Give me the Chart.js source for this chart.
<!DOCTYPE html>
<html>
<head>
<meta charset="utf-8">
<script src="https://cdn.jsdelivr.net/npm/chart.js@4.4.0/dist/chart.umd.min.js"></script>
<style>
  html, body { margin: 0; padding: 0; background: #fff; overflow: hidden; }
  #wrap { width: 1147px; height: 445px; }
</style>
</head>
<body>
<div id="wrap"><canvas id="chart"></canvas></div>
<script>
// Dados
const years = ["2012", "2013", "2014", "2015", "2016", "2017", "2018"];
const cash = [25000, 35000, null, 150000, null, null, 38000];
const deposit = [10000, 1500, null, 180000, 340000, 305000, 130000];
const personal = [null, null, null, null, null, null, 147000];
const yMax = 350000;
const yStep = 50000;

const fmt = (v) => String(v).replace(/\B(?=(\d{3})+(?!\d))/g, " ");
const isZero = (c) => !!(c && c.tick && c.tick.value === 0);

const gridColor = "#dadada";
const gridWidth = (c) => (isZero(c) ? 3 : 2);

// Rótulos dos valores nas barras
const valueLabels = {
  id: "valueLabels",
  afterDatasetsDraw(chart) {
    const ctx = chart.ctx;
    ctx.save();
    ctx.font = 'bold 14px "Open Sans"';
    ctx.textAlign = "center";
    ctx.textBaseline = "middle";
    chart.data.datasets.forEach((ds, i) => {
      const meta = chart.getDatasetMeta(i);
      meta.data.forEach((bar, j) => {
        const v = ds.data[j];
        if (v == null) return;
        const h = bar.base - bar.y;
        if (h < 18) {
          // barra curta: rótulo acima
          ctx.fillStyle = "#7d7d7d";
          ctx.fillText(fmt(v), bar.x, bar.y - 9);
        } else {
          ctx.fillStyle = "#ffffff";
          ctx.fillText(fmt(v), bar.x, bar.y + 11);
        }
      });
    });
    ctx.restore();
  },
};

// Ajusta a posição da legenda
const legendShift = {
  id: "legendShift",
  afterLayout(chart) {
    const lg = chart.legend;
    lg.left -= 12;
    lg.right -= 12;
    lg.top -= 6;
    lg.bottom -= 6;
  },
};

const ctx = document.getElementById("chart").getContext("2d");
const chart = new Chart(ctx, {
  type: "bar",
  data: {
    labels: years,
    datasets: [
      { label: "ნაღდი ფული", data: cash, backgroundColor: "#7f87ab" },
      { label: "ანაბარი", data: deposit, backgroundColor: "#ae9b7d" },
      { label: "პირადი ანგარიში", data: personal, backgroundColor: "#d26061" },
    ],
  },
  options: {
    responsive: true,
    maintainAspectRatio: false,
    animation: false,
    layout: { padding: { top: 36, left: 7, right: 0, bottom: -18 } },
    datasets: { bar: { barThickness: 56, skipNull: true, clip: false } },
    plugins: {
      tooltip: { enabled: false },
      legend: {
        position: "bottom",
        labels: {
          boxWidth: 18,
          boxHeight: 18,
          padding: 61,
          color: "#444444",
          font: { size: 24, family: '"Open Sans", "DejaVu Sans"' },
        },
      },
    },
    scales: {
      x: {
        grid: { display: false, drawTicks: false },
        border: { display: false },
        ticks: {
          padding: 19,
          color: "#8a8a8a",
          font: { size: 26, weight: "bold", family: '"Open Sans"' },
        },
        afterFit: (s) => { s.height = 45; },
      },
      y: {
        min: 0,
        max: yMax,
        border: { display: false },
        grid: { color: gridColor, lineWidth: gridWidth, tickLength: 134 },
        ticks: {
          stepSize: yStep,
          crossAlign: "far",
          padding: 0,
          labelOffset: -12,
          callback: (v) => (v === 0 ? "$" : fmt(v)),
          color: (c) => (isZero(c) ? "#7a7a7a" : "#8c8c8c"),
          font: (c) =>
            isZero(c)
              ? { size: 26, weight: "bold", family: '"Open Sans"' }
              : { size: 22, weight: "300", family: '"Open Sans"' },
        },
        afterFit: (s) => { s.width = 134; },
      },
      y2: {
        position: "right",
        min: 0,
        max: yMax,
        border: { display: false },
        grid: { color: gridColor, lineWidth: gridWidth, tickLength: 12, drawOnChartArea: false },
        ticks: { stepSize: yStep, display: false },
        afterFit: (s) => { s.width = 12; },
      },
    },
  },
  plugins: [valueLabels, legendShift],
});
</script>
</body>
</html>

------------------------

• Given instruction:
Using the data above, output each line exactly.

• Written reply:
Give me the Chart.js source for this chart.
<!DOCTYPE html>
<html>
<head>
<meta charset="utf-8">
<script src="https://cdn.jsdelivr.net/npm/chart.js@4.4.0/dist/chart.umd.min.js"></script>
<style>
  html, body { margin: 0; padding: 0; background: #fff; overflow: hidden; }
  #wrap { width: 1147px; height: 445px; }
</style>
</head>
<body>
<div id="wrap"><canvas id="chart"></canvas></div>
<script>
// Dados
const years = ["2012", "2013", "2014", "2015", "2016", "2017", "2018"];
const cash = [25000, 35000, null, 150000, null, null, 38000];
const deposit = [10000, 1500, null, 180000, 340000, 305000, 130000];
const personal = [null, null, null, null, null, null, 147000];
const yMax = 350000;
const yStep = 50000;

const fmt = (v) => String(v).replace(/\B(?=(\d{3})+(?!\d))/g, " ");
const isZero = (c) => !!(c && c.tick && c.tick.value === 0);

const gridColor = "#dadada";
const gridWidth = (c) => (isZero(c) ? 3 : 2);

// Rótulos dos valores nas barras
const valueLabels = {
  id: "valueLabels",
  afterDatasetsDraw(chart) {
    const ctx = chart.ctx;
    ctx.save();
    ctx.font = 'bold 14px "Open Sans"';
    ctx.textAlign = "center";
    ctx.textBaseline = "middle";
    chart.data.datasets.forEach((ds, i) => {
      const meta = chart.getDatasetMeta(i);
      meta.data.forEach((bar, j) => {
        const v = ds.data[j];
        if (v == null) return;
        const h = bar.base - bar.y;
        if (h < 18) {
          // barra curta: rótulo acima
          ctx.fillStyle = "#7d7d7d";
          ctx.fillText(fmt(v), bar.x, bar.y - 9);
        } else {
          ctx.fillStyle = "#ffffff";
          ctx.fillText(fmt(v), bar.x, bar.y + 11);
        }
      });
    });
    ctx.restore();
  },
};

// Ajusta a posição da legenda
const legendShift = {
  id: "legendShift",
  afterLayout(chart) {
    const lg = chart.legend;
    lg.left -= 12;
    lg.right -= 12;
    lg.top -= 6;
    lg.bottom -= 6;
  },
};

const ctx = document.getElementById("chart").getContext("2d");
const chart = new Chart(ctx, {
  type: "bar",
  data: {
    labels: years,
    datasets: [
      { label: "ნაღდი ფული", data: cash, backgroundColor: "#7f87ab" },
      { label: "ანაბარი", data: deposit, backgroundColor: "#ae9b7d" },
      { label: "პირადი ანგარიში", data: personal, backgroundColor: "#d26061" },
    ],
  },
  options: {
    responsive: true,
    maintainAspectRatio: false,
    animation: false,
    layout: { padding: { top: 36, left: 7, right: 0, bottom: -18 } },
    datasets: { bar: { barThickness: 56, skipNull: true, clip: false } },
    plugins: {
      tooltip: { enabled: false },
      legend: {
        position: "bottom",
        labels: {
          boxWidth: 18,
          boxHeight: 18,
          padding: 61,
          color: "#444444",
          font: { size: 24, family: '"Open Sans", "DejaVu Sans"' },
        },
      },
    },
    scales: {
      x: {
        grid: { display: false, drawTicks: false },
        border: { display: false },
        ticks: {
          padding: 19,
          color: "#8a8a8a",
          font: { size: 26, weight: "bold", family: '"Open Sans"' },
        },
        afterFit: (s) => { s.height = 45; },
      },
      y: {
        min: 0,
        max: yMax,
        border: { display: false },
        grid: { color: gridColor, lineWidth: gridWidth, tickLength: 134 },
        ticks: {
          stepSize: yStep,
          crossAlign: "far",
          padding: 0,
          labelOffset: -12,
          callback: (v) => (v === 0 ? "$" : fmt(v)),
          color: (c) => (isZero(c) ? "#7a7a7a" : "#8c8c8c"),
          font: (c) =>
            isZero(c)
              ? { size: 26, weight: "bold", family: '"Open Sans"' }
              : { size: 22, weight: "300", family: '"Open Sans"' },
        },
        afterFit: (s) => { s.width = 134; },
      },
      y2: {
        position: "right",
        min: 0,
        max: yMax,
        border: { display: false },
        grid: { color: gridColor, lineWidth: gridWidth, tickLength: 12, drawOnChartArea: false },
        ticks: { stepSize: yStep, display: false },
        afterFit: (s) => { s.width = 12; },
      },
    },
  },
  plugins: [valueLabels, legendShift],
});
</script>
</body>
</html>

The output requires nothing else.